Code that draws figures:
^^^^
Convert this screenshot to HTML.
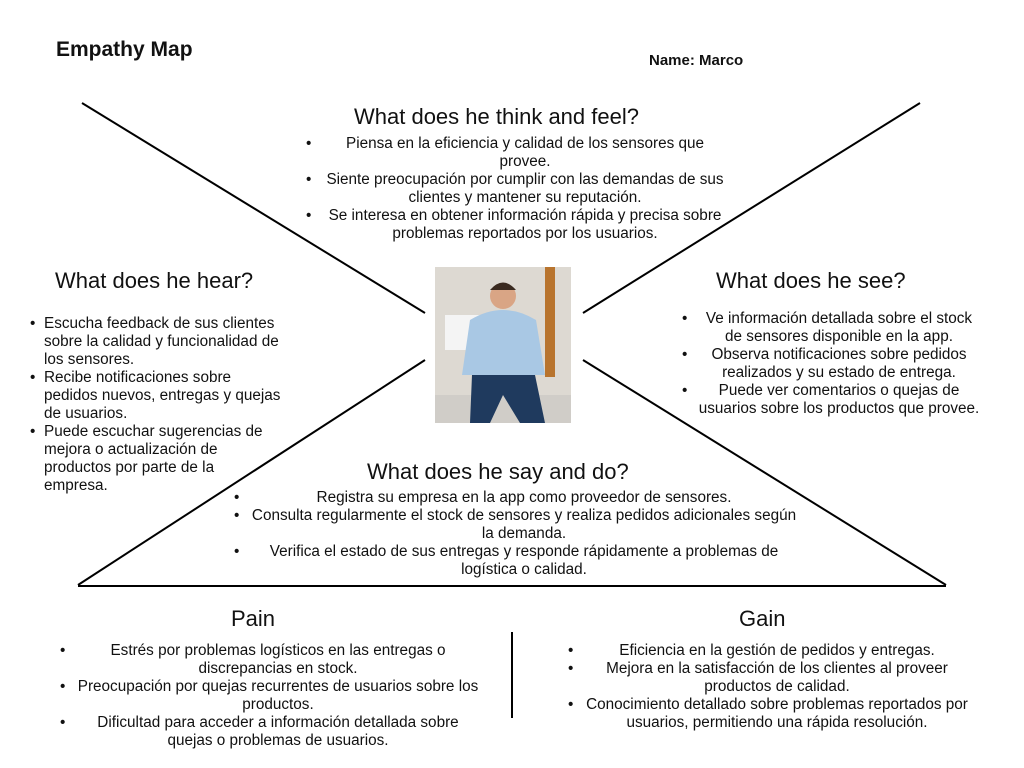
<!DOCTYPE html>
<html><head><meta charset="utf-8"><style>
body{margin:0;width:1024px;height:768px;background:#fff;position:relative;overflow:hidden;font-family:"Liberation Sans",sans-serif;color:#111}
.a{position:absolute}
h2{position:absolute;margin:0;font-weight:normal;font-size:22px;white-space:nowrap}
ul{position:absolute;margin:0;padding:0;list-style:none;font-size:15.3px;line-height:18px}
li{position:relative}
li:before{content:"•";position:absolute}
.c li{text-align:center}
</style></head><body>
<svg class="a" style="left:0;top:0" width="1024" height="768">
<g stroke="#000" stroke-width="2" fill="none">
<line x1="82" y1="103" x2="425" y2="313"/>
<line x1="920" y1="103" x2="583" y2="313"/>
<line x1="425" y1="360" x2="78" y2="585"/>
<line x1="583" y1="360" x2="946" y2="585"/>
<line x1="78" y1="586" x2="946" y2="586"/>
<line x1="512" y1="632" x2="512" y2="718"/>
</g>
<rect x="435" y="267" width="136" height="156" fill="#ddd9d2"/>
<rect x="545" y="267" width="10" height="110" fill="#b8742e"/>
<rect x="445" y="315" width="40" height="35" fill="#f4f4f4"/>
<rect x="435" y="395" width="136" height="28" fill="#d0cdc8"/>
<path d="M470 320 Q503 300 536 320 L545 375 L462 375 Z" fill="#a9c8e4"/>
<circle cx="503" cy="296" r="13" fill="#d9a585"/>
<path d="M490 290 Q503 275 516 290 Z" fill="#3a2a20"/>
<path d="M472 375 L535 375 L545 423 L520 423 L503 395 L490 423 L470 423 Z" fill="#1f3a5e"/>
</svg>
<div class="a" style="left:56px;top:38px;font-size:21px;font-weight:bold">Empathy Map</div>
<div class="a" style="left:649px;top:52px;font-size:15px;font-weight:bold">Name: Marco</div>

<h2 style="left:354px;top:104px">What does he think and feel?</h2>
<ul class="c" style="left:322px;top:135px;width:406px">
<li>Piensa en la eficiencia y calidad de los sensores que provee.</li>
<li>Siente preocupación por cumplir con las demandas de sus clientes y mantener su reputación.</li>
<li>Se interesa en obtener información rápida y precisa sobre problemas reportados por los usuarios.</li>
</ul>

<h2 style="left:55px;top:268px">What does he hear?</h2>
<ul class="l" style="left:44px;top:315px;width:238px">
<li>Escucha feedback de sus clientes sobre la calidad y funcionalidad de los sensores.</li>
<li>Recibe notificaciones sobre pedidos nuevos, entregas y quejas de usuarios.</li>
<li>Puede escuchar sugerencias de mejora o actualización de productos por parte de la empresa.</li>
</ul>

<h2 style="left:716px;top:268px">What does he see?</h2>
<ul class="c" style="left:698px;top:310px;width:282px">
<li>Ve información detallada sobre el stock de sensores disponible en la app.</li>
<li>Observa notificaciones sobre pedidos realizados y su estado de entrega.</li>
<li>Puede ver comentarios o quejas de usuarios sobre los productos que provee.</li>
</ul>

<h2 style="left:367px;top:459px">What does he say and do?</h2>
<ul class="c" style="left:250px;top:489px;width:548px">
<li>Registra su empresa en la app como proveedor de sensores.</li>
<li>Consulta regularmente el stock de sensores y realiza pedidos adicionales según la demanda.</li>
<li>Verifica el estado de sus entregas y responde rápidamente a problemas de logística o calidad.</li>
</ul>

<h2 style="left:231px;top:606px">Pain</h2>
<ul class="c" style="left:76px;top:642px;width:404px">
<li>Estrés por problemas logísticos en las entregas o discrepancias en stock.</li>
<li>Preocupación por quejas recurrentes de usuarios sobre los productos.</li>
<li>Dificultad para acceder a información detallada sobre quejas o problemas de usuarios.</li>
</ul>

<h2 style="left:739px;top:606px">Gain</h2>
<ul class="c" style="left:584px;top:642px;width:386px">
<li>Eficiencia en la gestión de pedidos y entregas.</li>
<li>Mejora en la satisfacción de los clientes al proveer productos de calidad.</li>
<li>Conocimiento detallado sobre problemas reportados por usuarios, permitiendo una rápida resolución.</li>
</ul>
<style>
ul li:before{left:-14px}
.c li:before{left:-16px}
</style>
</body></html>
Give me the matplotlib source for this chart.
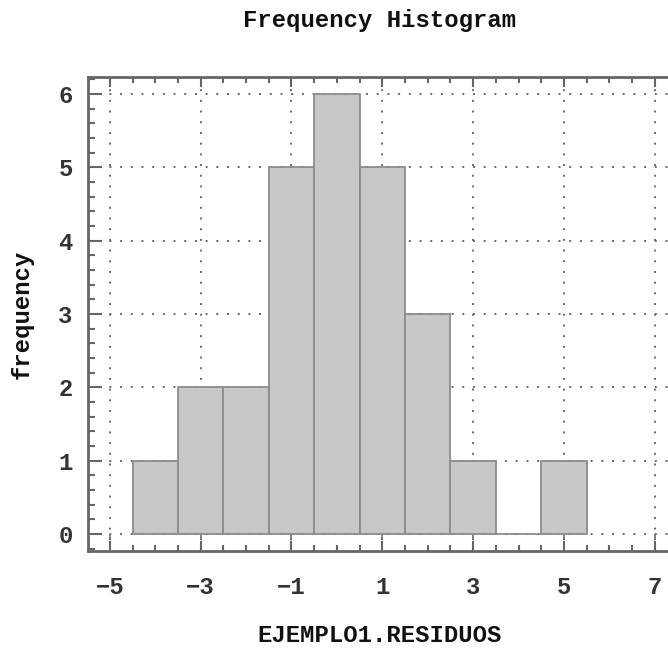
import numpy as np
import matplotlib
matplotlib.use("Agg")
import matplotlib.pyplot as plt
from matplotlib.ticker import MultipleLocator, FixedLocator

# data
bin_centers = [-4, -3, -2, -1, 0, 1, 2, 3, 4, 5]
counts = [1, 2, 2, 5, 6, 5, 3, 1, 0, 1]
bin_width = 1.0
x_ticks = [-5, -3, -1, 1, 3, 5, 7]
y_ticks = [0, 1, 2, 3, 4, 5, 6]
title = "Frequency Histogram"
xlabel = "EJEMPLO1.RESIDUOS"
ylabel = "frequency"

FONT = "Liberation Mono"
FS = 17.2
spine_c = "#666666"

fig = plt.figure(figsize=(6.68, 6.48), dpi=100)
ax = fig.add_axes([88/668, 1 - 551/648, 1 - 88/668, (551 - 77)/648])

ax.set_xlim(-5.48, 7.29)
ax.set_ylim(-0.23, 6.23)

ax.set_axisbelow(True)
ax.grid(True, which="major", linestyle=(0, (1, 4.5)), linewidth=1.4, color="#6a6a6a")

ax.bar(bin_centers, counts, width=bin_width, color="#c8c8c8",
       edgecolor="#8c8c8c", linewidth=1.3, zorder=2)
# small marks at y=0 on major x positions
ax.vlines(x_ticks, -0.06, 0, color="#777777", linewidth=1.3, zorder=1)

ax.xaxis.set_major_locator(FixedLocator(x_ticks))
ax.xaxis.set_minor_locator(MultipleLocator(0.5))
ax.yaxis.set_major_locator(FixedLocator(y_ticks))
ax.yaxis.set_minor_locator(MultipleLocator(0.2))

ax.set_xticklabels(["\u22125", "\u22123", "\u22121", "1", "3", "5", "7"])

ax.tick_params(axis="both", which="both", direction="in", color=spine_c, width=1.5,
               labelcolor="#333333")
ax.tick_params(axis="x", which="major", length=7, top=True, pad=18)
ax.tick_params(axis="x", which="minor", length=4, top=True)
ax.tick_params(axis="y", which="major", length=10, pad=11)
ax.tick_params(axis="y", which="minor", length=5)
for lab in ax.get_xticklabels() + ax.get_yticklabels():
    lab.set_fontfamily(FONT)
    lab.set_fontweight("bold")
    lab.set_fontsize(FS)

for s in ["left", "bottom", "top"]:
    ax.spines[s].set_color(spine_c)
    ax.spines[s].set_linewidth(2)
ax.spines["right"].set_visible(False)

fig.text(380/668, 1 - 20/648, title, ha="center", va="center",
         fontfamily=FONT, fontweight="bold", fontsize=FS, color="#111111")
fig.text(380/668, 1 - 636/648, xlabel, ha="center", va="center",
         fontfamily=FONT, fontweight="bold", fontsize=FS, color="#111111")
fig.text(22/668, 1 - 314/648, ylabel, ha="center", va="center", rotation=90,
         fontfamily=FONT, fontweight="bold", fontsize=FS, color="#111111")

fig.savefig("out.png", dpi=100)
^^^^
Where a line in the entries holds the word "this", copy that line.

Convert this screenshot to HTML.
Give me the matplotlib source for this chart.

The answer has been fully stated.